Liberian doctor who received last dose of experimental Ebola drug dies
Canada works on new vaccine as supplies of untested ZMapp run out
A Liberian doctor who received one of the last known doses of an experimental Ebola drug has died, officials said.
ZMapp had been tried in only six people. It was never tested in humans, and health experts do not know whether it works.
The supply is now said to be exhausted and it is expected to be months before more can be produced.
Dr Abraham Borbor, the deputy chief medical doctor at Liberia's largest hospital, had received ZMapp, along with two other Liberians.
He "was showing signs of improvement but yesterday he took a turn for the worse", and died on Sunday, Information Minister Lewis Brown said. There was no update on the other two Liberians who received the drug.
Earlier, it had been given to two American aid workers and a Spanish missionary priest, who died after he left Liberia. After receiving rigorous medical care in the US, the Americans survived the virus that has killed about half of its victims.

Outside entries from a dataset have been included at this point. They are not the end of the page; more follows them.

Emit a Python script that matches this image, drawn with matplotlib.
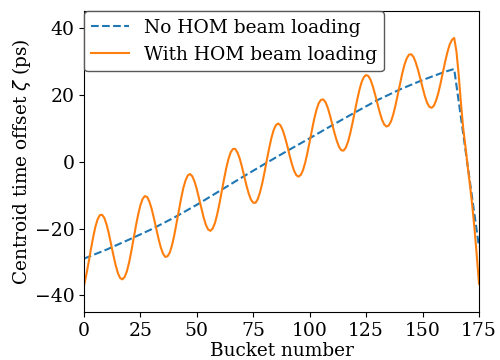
import matplotlib
matplotlib.use("Agg")
import matplotlib.pyplot as plt

# no HOM beam loading (dashed)
bucket_no_hom = [0, 10, 20, 30, 40, 50, 60, 70, 80, 90, 100, 110, 120,
                 130, 140, 150, 160, 164, 175]
offset_no_hom = [-29.0, -26.3, -23.3, -20.2, -16.7, -12.9, -8.8, -4.7, -0.7,
                 3.2, 7.0, 10.9, 14.7, 18.4, 21.6, 24.4, 26.9, 27.7, -25.5]

# with HOM beam loading (solid), one value per bucket 0..175
bucket_hom = list(range(0, 176))
offset_hom = [
    -37.1, -33.9, -30.3, -26.4, -22.8, -19.6, -17.3, -16.0, -15.9, -16.8,   # 0
    -18.8, -21.5, -24.7, -27.9, -30.9, -33.3, -34.8, -35.2, -34.5, -32.8,   # 10
    -30.1, -26.7, -22.9, -19.2, -15.8, -13.0, -11.1, -10.3, -10.6, -12.0,   # 20
    -14.2, -17.0, -20.0, -23.0, -25.6, -27.5, -28.5, -28.3, -27.2, -25.0,   # 30
    -22.0, -18.4, -14.7, -11.1, -7.9, -5.6, -4.1, -3.7, -4.4, -6.0,         # 40
    -8.3, -11.1, -14.0, -16.7, -18.9, -20.3, -20.7, -20.0, -18.4, -15.8,    # 50
    -12.6, -9.0, -5.4, -2.0, 0.8, 2.8, 3.8, 3.8, 2.7, 0.9,                  # 60
    -1.6, -4.4, -7.2, -9.6, -11.4, -12.3, -12.3, -11.2, -9.1, -6.4,         # 70
    -3.1, 0.5, 3.9, 7.0, 9.4, 10.9, 11.4, 10.9, 9.5, 7.4,                   # 80
    4.9, 2.1, -0.5, -2.6, -4.0, -4.5, -4.0, -2.6, -0.3, 2.7,                # 90
    6.0, 9.5, 12.8, 15.5, 17.5, 18.5, 18.6, 17.8, 16.1, 13.8,               # 100
    11.2, 8.5, 6.2, 4.4, 3.4, 3.3, 4.2, 6.0, 8.6, 11.7,                     # 110
    15.1, 18.4, 21.4, 23.8, 25.3, 25.9, 25.6, 24.4, 22.4, 20.0,             # 120
    17.4, 14.8, 12.6, 11.1, 10.5, 10.8, 12.0, 14.1, 16.8, 20.0,             # 130
    23.3, 26.4, 29.0, 30.9, 32.0, 32.1, 31.3, 29.6, 27.4, 24.8,             # 140
    22.1, 19.6, 17.6, 16.4, 16.1, 16.7, 18.3, 20.6, 23.5, 26.7,             # 150
    29.9, 32.7, 35.0, 36.4, 37.0, 33.0, 26.0, 17.5, 10.0, 4.5,              # 160
    -1.5, -7.0, -13.0, -20.0, -28.0, -36.5,                                 # 170
]

xticks = [0, 25, 50, 75, 100, 125, 150, 175]
yticks = [-40, -20, 0, 20, 40]

plt.rcParams['font.family'] = 'DejaVu Serif'
plt.rcParams['font.size'] = 13.3
plt.rcParams['xtick.labelsize'] = 13.5
plt.rcParams['ytick.labelsize'] = 13.5

fig = plt.figure(figsize=(5, 3.6), dpi=100)
ax = fig.add_axes([0.168, 0.133, 0.79, 0.836])

ax.plot(bucket_no_hom, offset_no_hom, '--', color='#1f77b4', lw=1.5,
        label='No HOM beam loading')
ax.plot(bucket_hom, offset_hom, '-', color='#ff7f0e', lw=1.5,
        label='With HOM beam loading')

ax.set_xlim(0, 175)
ax.set_ylim(-45, 45)
ax.set_xticks(xticks)
ax.set_yticks(yticks)
ax.set_xlabel('Bucket number', labelpad=1.5)
ax.set_ylabel('Centroid time offset $\\zeta$ (ps)', labelpad=1)

leg = ax.legend(loc='upper left', borderaxespad=0.0, fancybox=True,
                framealpha=1.0, fontsize=13.4)
leg.get_frame().set_edgecolor('0.35')

fig.savefig('out.png', dpi=100)
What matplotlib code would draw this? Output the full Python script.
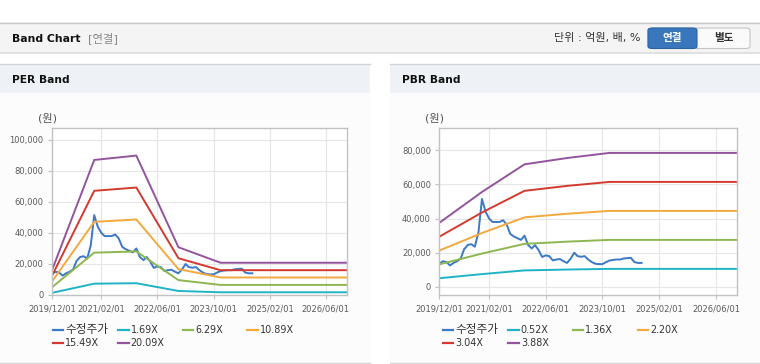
import matplotlib
matplotlib.use('Agg')
import matplotlib.pyplot as plt
import matplotlib.dates as mdates
from matplotlib.patches import Rectangle, FancyBboxPatch
from matplotlib.lines import Line2D
from matplotlib.ticker import FuncFormatter
import pandas as pd

plt.rcParams['font.family'] = ['DejaVu Sans', 'Noto Sans CJK KR']

# ---- 데이터 ----
price_dates = pd.date_range('2019-12-01', '2024-09-01', freq='MS')
price = [13500, 15000, 14500, 12500, 14000, 15000, 16500, 22000, 24500, 25000,
         23500, 32000, 51500, 44000, 40000, 38000, 38000, 38000, 39000, 36500,
         31000, 29500, 28500, 27500, 30000, 24500, 22500, 24500, 21500, 17500,
         18400, 18000, 15500, 16000, 16300, 15000, 14000, 16500, 20000, 18000,
         17600, 18000, 16000, 14500, 13500, 13300, 13300, 14500, 15400, 15800,
         16000, 16000, 16600, 16800, 17000, 14500, 14000, 14000]

band_dates = pd.to_datetime(['2019-12-01', '2020-12-01', '2021-12-01',
                             '2022-12-01', '2023-12-01', '2026-12-01'])

per_labels = ['1.69X', '6.29X', '10.89X', '15.49X', '20.09X']
per_169 = [1400, 7300, 7600, 2600, 1750, 1750]
per_629 = [5000, 27300, 28100, 9600, 6500, 6500]
per_1089 = [8700, 47200, 48700, 16700, 11300, 11300]
per_1549 = [12400, 67200, 69300, 23700, 16000, 16000]
per_2009 = [16000, 87100, 89900, 30800, 20800, 20800]

pbr_labels = ['0.52X', '1.36X', '2.20X', '3.04X', '3.88X']
pbr_052 = [5030, 7450, 9620, 10120, 10520, 10520]
pbr_136 = [13140, 19490, 25170, 26470, 27510, 27510]
pbr_220 = [21260, 31530, 40710, 42810, 44500, 44500]
pbr_304 = [29380, 43560, 56260, 59160, 61500, 61500]
pbr_388 = [37500, 55600, 71800, 75500, 78500, 78500]

tick_dates = pd.to_datetime(['2019-12-01', '2021-02-01', '2022-06-01',
                             '2023-10-01', '2025-02-01', '2026-06-01'])

price_color = '#3b78c6'
band_colors = ['#1fb3c6', '#8db751', '#f3a93e', '#d23a30', '#93549e']

W, H = 760, 364
fig = plt.figure(figsize=(W / 100, H / 100), dpi=100)
fig.patch.set_facecolor('white')


def fx(x):
    return x / W


def fy(y):
    return 1 - y / H


def rect(x0, y0, x1, y1, color, **kw):
    fig.add_artist(Rectangle((fx(x0), fy(y1)), (x1 - x0) / W, (y1 - y0) / H,
                             transform=fig.transFigure, facecolor=color,
                             edgecolor='none', zorder=-10, **kw))


def hline(x0, x1, y, color, lw=1.0):
    fig.add_artist(Line2D([fx(x0), fx(x1)], [fy(y), fy(y)], transform=fig.transFigure,
                          color=color, lw=lw, zorder=-5))


# ---- 상단 바 ----
rect(0, 22, 760, 53, '#f4f4f4')
hline(0, 760, 22.5, '#c8c8c8')
hline(0, 760, 53, '#dcdcdc', lw=1.2)
fig.text(fx(12), fy(38.5), 'Band Chart', fontsize=7.8, fontweight='bold',
         color='#111111', va='center', ha='left')
fig.text(fx(88), fy(38.5), '[연결]', fontsize=8.2, color='#888888', va='center', ha='left')
fig.text(fx(641), fy(38.5), '단위 : 억원, 배, %', fontsize=8.0, color='#333333',
         va='center', ha='right')
fig.add_artist(FancyBboxPatch((fx(648), fy(48.5)), (750 - 648) / W, 20.5 / H,
                              boxstyle='round,pad=0,rounding_size=0.006',
                              transform=fig.transFigure, facecolor='#fafafa',
                              edgecolor='#c4c4c4', lw=0.8))
fig.add_artist(FancyBboxPatch((fx(648), fy(48.5)), (697 - 648) / W, 20.5 / H,
                              boxstyle='round,pad=0,rounding_size=0.006',
                              transform=fig.transFigure, facecolor='#3a76bb',
                              edgecolor='#2f64a3', lw=0.8))
fig.text(fx(672.5), fy(38.5), '연결', fontsize=7.6, fontweight='bold', color='white',
         va='center', ha='center')
fig.text(fx(723.5), fy(38.5), '별도', fontsize=7.6, fontweight='bold', color='#333333',
         va='center', ha='center')

# ---- 패널 배경 ----
for (x0, x1, title, tx) in [(0, 370, 'PER Band', 11.5), (390, 760, 'PBR Band', 401.5)]:
    rect(x0, 64, x1, 363, '#fcfcfc')
    rect(x0, 64, x1, 92.7, '#eef2f7')
    hline(x0, x1, 64.3, '#d4d4d4')
    hline(x0, x1, 362.7, '#d4d4d4')
    fig.text(fx(tx), fy(80), title, fontsize=7.7, fontweight='bold', color='#111111',
             va='center', ha='left')


def setup_axes(ax, ymin, ymax, yticks):
    ax.set_facecolor('white')
    ax.set_xlim(pd.Timestamp('2019-12-01'), pd.Timestamp('2026-12-01'))
    ax.set_ylim(ymin, ymax)
    ax.set_xticks(tick_dates)
    ax.xaxis.set_major_formatter(mdates.DateFormatter('%Y/%m/%d'))
    ax.set_yticks(yticks)
    ax.yaxis.set_major_formatter(FuncFormatter(lambda v, p: f'{int(v):,}'))
    ax.grid(True, color='#e6e6e6', lw=0.8)
    ax.set_axisbelow(True)
    for s in ax.spines.values():
        s.set_color('#c2c2c2')
        s.set_linewidth(1.0)
    ax.tick_params(axis='both', direction='out', length=3, color='#c2c2c2',
                   labelcolor='#5a5a5a', labelsize=6.0)
    ax.tick_params(axis='x', pad=4)
    ax.tick_params(axis='y', pad=3)


def legend(x_cols, y_rows, labels, colors):
    for i, (lab, col) in enumerate(zip(labels, colors)):
        x0 = x_cols[i % 4]
        y = y_rows[i // 4]
        fig.add_artist(Line2D([fx(x0), fx(x0 + 10.6)], [fy(y), fy(y)],
                              transform=fig.transFigure, color=col, lw=1.6))
        size = 8.4 if i == 0 else 6.9
        fig.text(fx(x0 + 12.5), fy(y), lab, fontsize=size, color='#333333',
                 va='center', ha='left')


# ---- PER Band ----
ax1 = fig.add_axes([fx(52), fy(295), 295 / W, 167 / H])
setup_axes(ax1, 0, 107700, [0, 20000, 40000, 60000, 80000, 100000])
ax1.plot(price_dates, price, color=price_color, lw=1.4)
for vals, c in zip([per_169, per_629, per_1089, per_1549, per_2009], band_colors):
    ax1.plot(band_dates, vals, color=c, lw=1.4)
fig.text(fx(47.5), fy(118), '(원)', fontsize=8, color='#555555', va='center', ha='center')
legend([52.7, 118.3, 182.7, 247.3], [330, 343.3], ['수정주가'] + per_labels,
       [price_color] + band_colors)

# ---- PBR Band ----
ax2 = fig.add_axes([fx(439.3), fy(295), 298 / W, 167 / H])
setup_axes(ax2, -4800, 93100, [0, 20000, 40000, 60000, 80000])
ax2.plot(price_dates, price, color=price_color, lw=1.4)
for vals, c in zip([pbr_052, pbr_136, pbr_220, pbr_304, pbr_388], band_colors):
    ax2.plot(band_dates, vals, color=c, lw=1.4)
fig.text(fx(434), fy(118), '(원)', fontsize=8, color='#555555', va='center', ha='center')
legend([442.7, 508.3, 572.7, 637.7], [330, 343.3], ['수정주가'] + pbr_labels,
       [price_color] + band_colors)

fig.savefig('out.png', dpi=100, facecolor='white')
plt.close(fig)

Ebola has left more than 1,400 people dead across West Africa.
Separately, Canada said it had yet to send out an untested vaccine that the government is donating.
The experimental vaccines are still at a Canadian laboratory, said Patrick Gaebel, spokesman for the Public Health Agency of Canada. He declined to speculate how many weeks it could be before those were given to volunteers.
"We are now working with the [World Health Organisation] to address complex regulatory, logistical and ethical issues so that the vaccine can be safely and ethically deployed as rapidly as possible," Gaebel said.
Earlier this month, Canada said it would donate 800 to 1,000 doses of an Ebola vaccine that it had developed. Likely candidates to receive the vaccine include health care workers treating Ebola patients.
Meanwhile, the family of 29-year-old William Pooley, the first British citizen confirmed to be infected with Ebola, said that he was receiving excellent care at an isolation ward in London's Royal Free Hospital after being evacuated from the capital of Sierra Leone.
"We could not ask for him to be in a better place," they said in a statement.
Pooley, a volunteer nurse, was flown back to Britain from Sierra Leone where he was working at an Ebola treatment centre.
The WHO is also trying to evacuate a Senegalese doctor who contracted Ebola while working in Sierra Leone.